-- start of DATA TO USE --
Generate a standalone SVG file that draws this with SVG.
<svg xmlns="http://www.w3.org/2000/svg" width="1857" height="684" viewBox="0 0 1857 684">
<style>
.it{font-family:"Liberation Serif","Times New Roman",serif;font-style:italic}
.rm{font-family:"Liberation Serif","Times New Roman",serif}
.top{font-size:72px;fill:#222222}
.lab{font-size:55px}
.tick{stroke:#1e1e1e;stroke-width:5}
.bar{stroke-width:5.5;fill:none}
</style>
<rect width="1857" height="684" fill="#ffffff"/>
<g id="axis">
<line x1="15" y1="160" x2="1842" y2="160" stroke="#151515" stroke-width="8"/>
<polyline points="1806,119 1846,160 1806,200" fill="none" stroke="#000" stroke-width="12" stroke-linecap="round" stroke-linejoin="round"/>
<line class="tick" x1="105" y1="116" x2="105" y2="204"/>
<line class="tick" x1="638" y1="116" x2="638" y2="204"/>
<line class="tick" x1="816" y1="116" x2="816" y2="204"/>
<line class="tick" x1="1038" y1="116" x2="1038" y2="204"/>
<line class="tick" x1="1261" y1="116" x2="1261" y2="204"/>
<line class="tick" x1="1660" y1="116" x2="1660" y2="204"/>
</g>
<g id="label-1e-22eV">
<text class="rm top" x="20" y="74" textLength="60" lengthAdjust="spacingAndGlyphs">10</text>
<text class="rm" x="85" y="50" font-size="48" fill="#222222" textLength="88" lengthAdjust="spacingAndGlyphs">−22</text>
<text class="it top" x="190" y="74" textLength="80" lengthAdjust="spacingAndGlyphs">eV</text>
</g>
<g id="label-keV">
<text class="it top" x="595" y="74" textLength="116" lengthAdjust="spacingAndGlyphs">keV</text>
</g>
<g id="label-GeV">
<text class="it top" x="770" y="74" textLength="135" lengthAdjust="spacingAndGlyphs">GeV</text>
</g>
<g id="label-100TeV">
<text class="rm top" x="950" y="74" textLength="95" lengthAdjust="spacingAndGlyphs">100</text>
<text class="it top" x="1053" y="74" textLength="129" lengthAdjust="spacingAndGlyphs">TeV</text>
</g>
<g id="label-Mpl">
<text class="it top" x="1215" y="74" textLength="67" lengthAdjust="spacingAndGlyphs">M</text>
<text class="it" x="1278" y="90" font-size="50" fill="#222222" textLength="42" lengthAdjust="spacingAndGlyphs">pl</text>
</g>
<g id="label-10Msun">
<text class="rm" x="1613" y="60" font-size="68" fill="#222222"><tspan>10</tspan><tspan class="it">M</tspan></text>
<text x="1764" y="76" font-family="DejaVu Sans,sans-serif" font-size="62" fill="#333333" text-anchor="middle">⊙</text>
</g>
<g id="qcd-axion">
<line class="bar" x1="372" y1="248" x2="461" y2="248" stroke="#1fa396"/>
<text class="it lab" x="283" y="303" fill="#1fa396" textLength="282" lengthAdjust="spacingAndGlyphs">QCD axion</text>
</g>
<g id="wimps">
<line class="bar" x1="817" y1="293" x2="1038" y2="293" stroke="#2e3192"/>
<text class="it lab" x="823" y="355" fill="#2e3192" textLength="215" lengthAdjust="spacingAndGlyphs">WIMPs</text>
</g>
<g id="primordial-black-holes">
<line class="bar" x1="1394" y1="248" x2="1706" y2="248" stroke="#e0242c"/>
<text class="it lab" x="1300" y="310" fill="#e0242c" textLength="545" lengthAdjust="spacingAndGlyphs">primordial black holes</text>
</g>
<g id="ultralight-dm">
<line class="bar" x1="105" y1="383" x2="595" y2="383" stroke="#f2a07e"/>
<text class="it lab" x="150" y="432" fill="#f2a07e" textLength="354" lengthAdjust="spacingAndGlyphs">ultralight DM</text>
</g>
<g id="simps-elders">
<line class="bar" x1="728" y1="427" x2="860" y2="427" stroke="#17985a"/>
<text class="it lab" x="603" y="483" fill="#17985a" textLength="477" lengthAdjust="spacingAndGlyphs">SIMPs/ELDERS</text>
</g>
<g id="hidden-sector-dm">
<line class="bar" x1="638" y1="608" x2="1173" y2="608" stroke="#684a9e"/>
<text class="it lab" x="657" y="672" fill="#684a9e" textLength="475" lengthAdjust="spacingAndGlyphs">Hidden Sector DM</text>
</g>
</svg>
-- end of DATA TO USE --
-- start of DATA TO USE --
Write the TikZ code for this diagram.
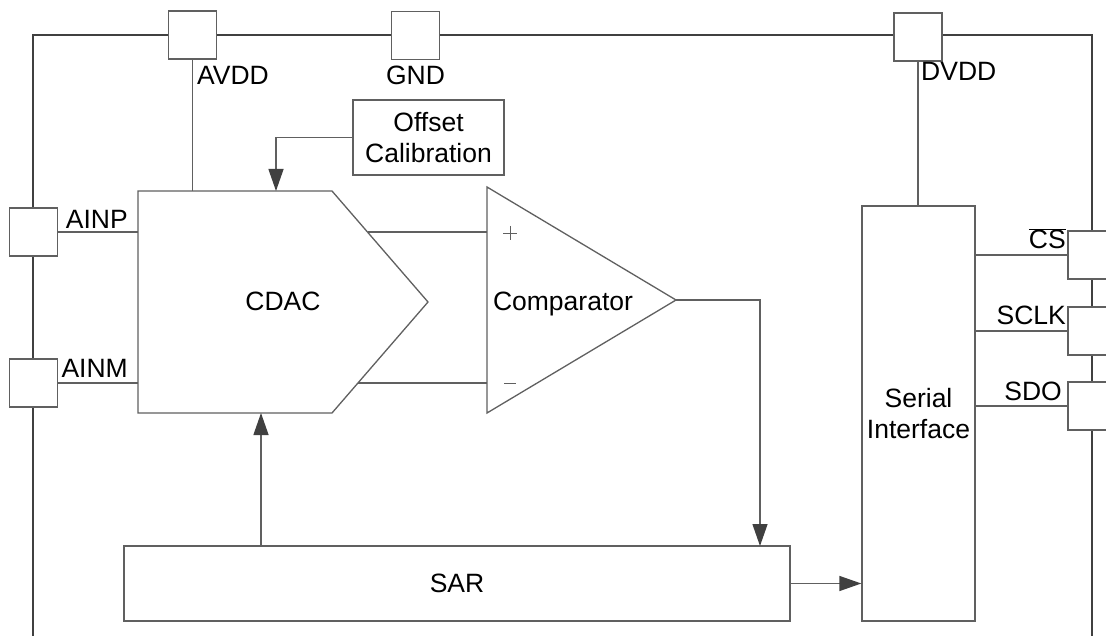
-- end of DATA TO USE --
Gather each line of the records holding the string "this".

Generate a standalone SVG file that draws this with SVG.
Write the TikZ code for this diagram.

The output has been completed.